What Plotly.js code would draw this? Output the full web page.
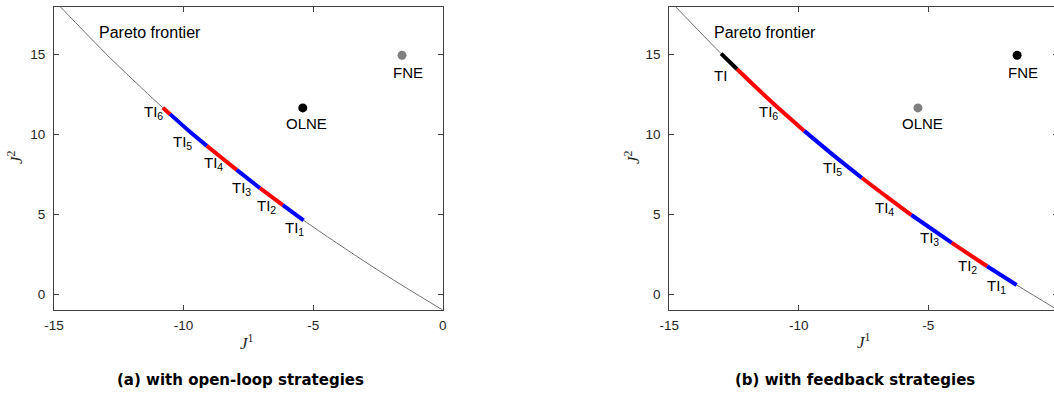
<!DOCTYPE html>
<html>
<head>
<meta charset="utf-8">
<script src="https://cdn.plot.ly/plotly-3.0.1.min.js"></script>
<style>
html, body { margin: 0; padding: 0; overflow: hidden; background: #fff; }
#chart { width: 1064px; height: 394px; }
</style>
</head>
<body>
<div id="chart"></div>
<script>
// ---- Data ----
const frontierJ1 = [-15.3, -14.8, -13.0, -12.38, -10.80, -9.79, -9.10, -7.56, -7.05, -5.65, -5.37, -4.09, -2.73, -1.59, 0];
const frontierJ2 = [18.92, 18.07, 15.06, 14.08, 11.67, 10.22, 9.28, 7.27, 6.63, 4.95, 4.62, 3.20, 1.74, 0.57, -1.0];

// (a) open-loop: segments TI6..TI1
const olSegJ1 = [[-10.80, -10.52], [-10.52, -9.80, -9.10], [-9.10, -8.52, -7.95], [-7.95, -7.05], [-7.05, -6.17], [-6.17, -5.37]];
const olSegJ2 = [[11.67, 11.27], [11.27, 10.23, 9.28], [9.28, 8.52, 7.78], [7.78, 6.63], [6.63, 5.57], [5.57, 4.62]];
const olSegColor = ['#ff0000', '#0000ff', '#ff0000', '#0000ff', '#ff0000', '#0000ff'];
const olLabels = ['TI<sub>6</sub>', 'TI<sub>5</sub>', 'TI<sub>4</sub>', 'TI<sub>3</sub>', 'TI<sub>2</sub>', 'TI<sub>1</sub>'];
const olLabelJ1 = [-11.61, -10.49, -9.30, -8.20, -7.24, -6.15];
const olLabelJ2 = [11.38, 9.50, 8.17, 6.59, 5.50, 4.12];

// (b) feedback: segments TI, TI6..TI1
const fbSegJ1 = [[-13.0, -12.38], [-12.38, -11.1, -9.79], [-9.79, -8.68, -7.56], [-7.56, -6.6, -5.65], [-5.65, -4.09], [-4.09, -2.73], [-2.73, -1.59]];
const fbSegJ2 = [[15.06, 14.08], [14.08, 12.11, 10.22], [10.22, 8.72, 7.27], [7.27, 6.09, 4.95], [4.95, 3.20], [3.20, 1.74], [1.74, 0.57]];
const fbSegColor = ['#000000', '#ff0000', '#0000ff', '#ff0000', '#0000ff', '#ff0000', '#0000ff'];
const fbLabels = ['TI', 'TI<sub>6</sub>', 'TI<sub>5</sub>', 'TI<sub>4</sub>', 'TI<sub>3</sub>', 'TI<sub>2</sub>', 'TI<sub>1</sub>'];
const fbLabelJ1 = [-13.35, -11.62, -9.15, -7.13, -5.40, -3.92, -2.83];
const fbLabelJ2 = [13.68, 11.38, 7.84, 5.33, 3.45, 1.74, 0.48];

// Equilibria
const eqNames = ['OLNE', 'FNE'];
const eqJ1 = [-5.40, -1.57];
const eqJ2 = [11.66, 14.96];
const eqLabelJ1 = [-5.24, -1.33];
const eqLabelJ2 = [10.68, 13.89];
const olEqColor = ['#000000', '#808080'];
const fbEqColor = ['#808080', '#000000'];

const paretoLabel = 'Pareto frontier';
const paretoLabelJ1 = -13.35, paretoLabelJ2 = 16.40;

const xTickVals = [-15, -10, -5, 0];
const xTickText = ['-15', '-10', '-5', '0'];
const yTickVals = [0, 5, 10, 15];
const yTickText = ['0', '5', '10', '15'];
const captions = ['(a) with open-loop strategies', '(b) with feedback strategies'];

// ---- Build ----
const W = 1064, H = 394;
const SANS = 'Liberation Sans, Arial, Helvetica, sans-serif';
const traces = [];
function addPanel(xa, ya, segJ1, segJ2, segColor, eqColor) {
  traces.push({x: frontierJ1, y: frontierJ2, xaxis: xa, yaxis: ya, mode: 'lines',
    line: {color: '#707070', width: 1, shape: 'spline', smoothing: 1}, hoverinfo: 'skip'});
  segJ1.forEach((s, i) => {
    traces.push({x: s, y: segJ2[i], xaxis: xa, yaxis: ya, mode: 'lines',
      line: {color: segColor[i], width: 4, shape: 'spline', smoothing: 1}, hoverinfo: 'skip'});
  });
  traces.push({x: eqJ1, y: eqJ2, xaxis: xa, yaxis: ya, mode: 'markers',
    marker: {color: eqColor, size: 9, line: {width: 0}}, hoverinfo: 'skip'});
}
addPanel('x', 'y', olSegJ1, olSegJ2, olSegColor, olEqColor);
addPanel('x2', 'y2', fbSegJ1, fbSegJ2, fbSegColor, fbEqColor);

const annotations = [];
function addLabels(xr, yr, texts, xs, ys) {
  texts.forEach((t, i) => annotations.push({xref: xr, yref: yr, x: xs[i], y: ys[i], text: t,
    showarrow: false, xanchor: 'left', yanchor: 'middle', yshift: 0,
    font: {family: SANS, size: 15, color: '#000'}}));
}
addLabels('x', 'y', olLabels, olLabelJ1, olLabelJ2);
addLabels('x2', 'y2', fbLabels, fbLabelJ1, fbLabelJ2);
[['x', 'y'], ['x2', 'y2']].forEach(([xr, yr]) => {
  eqNames.forEach((n, i) => annotations.push({xref: xr, yref: yr, x: eqLabelJ1[i], y: eqLabelJ2[i], text: n,
    showarrow: false, xanchor: 'center', yanchor: 'middle', font: {family: SANS, size: 15, color: '#000'}}));
  annotations.push({xref: xr, yref: yr, x: paretoLabelJ1, y: paretoLabelJ2, text: paretoLabel,
    showarrow: false, xanchor: 'left', yanchor: 'middle', font: {family: SANS, size: 16, color: '#000'}});
});
// axis titles
const SERIF = 'Liberation Serif, Times New Roman, serif';
[[247, 342], [864, 341]].forEach(([px, py]) => annotations.push({xref: 'paper', yref: 'paper',
  x: px / W, y: 1 - py / H, text: '<i>J</i><sup>1</sup>', showarrow: false, xanchor: 'center', yanchor: 'middle',
  font: {family: SERIF, size: 17, color: '#262626'}}));
[[15, 157], [632, 157]].forEach(([px, py]) => annotations.push({xref: 'paper', yref: 'paper',
  x: px / W, y: 1 - py / H, text: '<i>J</i><sup>2</sup>', showarrow: false, textangle: -90, xanchor: 'center', yanchor: 'middle',
  font: {family: SERIF, size: 17, color: '#262626'}}));
// captions
[[240, 380], [855, 380]].forEach(([px, py], i) => annotations.push({xref: 'paper', yref: 'paper',
  x: px / W, y: 1 - py / H, text: '<b>' + captions[i] + '</b>', showarrow: false, xanchor: 'center', yanchor: 'middle',
  font: {family: 'DejaVu Sans, sans-serif', size: 15, color: '#000'}}));

function xax(domain, anchor) {
  return {domain: domain, anchor: anchor, range: [-15, 0], tickvals: xTickVals, ticktext: xTickText,
    ticks: 'inside', ticklen: 5, tickcolor: '#404040', showline: true, linecolor: '#404040', linewidth: 1,
    mirror: 'ticks', showgrid: false, zeroline: false, ticklabelstandoff: 3,
    tickfont: {family: SANS, size: 13.5, color: '#262626'}, fixedrange: true};
}
function yax(anchor) {
  return {domain: [1 - 310 / H, 1 - 6.7 / H], anchor: anchor, range: [-1, 18], tickvals: yTickVals, ticktext: yTickText,
    ticks: 'inside', ticklen: 5, tickcolor: '#404040', showline: true, linecolor: '#404040', linewidth: 1,
    mirror: 'ticks', showgrid: false, zeroline: false, ticklabelstandoff: 5,
    tickfont: {family: SANS, size: 13.5, color: '#262626'}, fixedrange: true};
}
const layout = {
  width: W, height: H, margin: {l: 0, r: 0, t: 0, b: 0}, showlegend: false,
  paper_bgcolor: '#fff', plot_bgcolor: '#fff',
  xaxis: xax([54 / W, 442.7 / W], 'y'), yaxis: yax('x'),
  xaxis2: xax([669.3 / W, 1057.8 / W], 'y2'), yaxis2: yax('x2'),
  annotations: annotations
};
Plotly.newPlot('chart', traces, layout, {staticPlot: true, displayModeBar: false});
</script>
</body>
</html>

-- Work to complete --
Exactly restate the lines from the beginning of the data through the line with "1.74, 0.57, -1.0];", and no others, keeping pictures out.

-- The output --
What Plotly.js code would draw this? Output the full web page.
<!DOCTYPE html>
<html>
<head>
<meta charset="utf-8">
<script src="https://cdn.plot.ly/plotly-3.0.1.min.js"></script>
<style>
html, body { margin: 0; padding: 0; overflow: hidden; background: #fff; }
#chart { width: 1064px; height: 394px; }
</style>
</head>
<body>
<div id="chart"></div>
<script>
// ---- Data ----
const frontierJ1 = [-15.3, -14.8, -13.0, -12.38, -10.80, -9.79, -9.10, -7.56, -7.05, -5.65, -5.37, -4.09, -2.73, -1.59, 0];
const frontierJ2 = [18.92, 18.07, 15.06, 14.08, 11.67, 10.22, 9.28, 7.27, 6.63, 4.95, 4.62, 3.20, 1.74, 0.57, -1.0];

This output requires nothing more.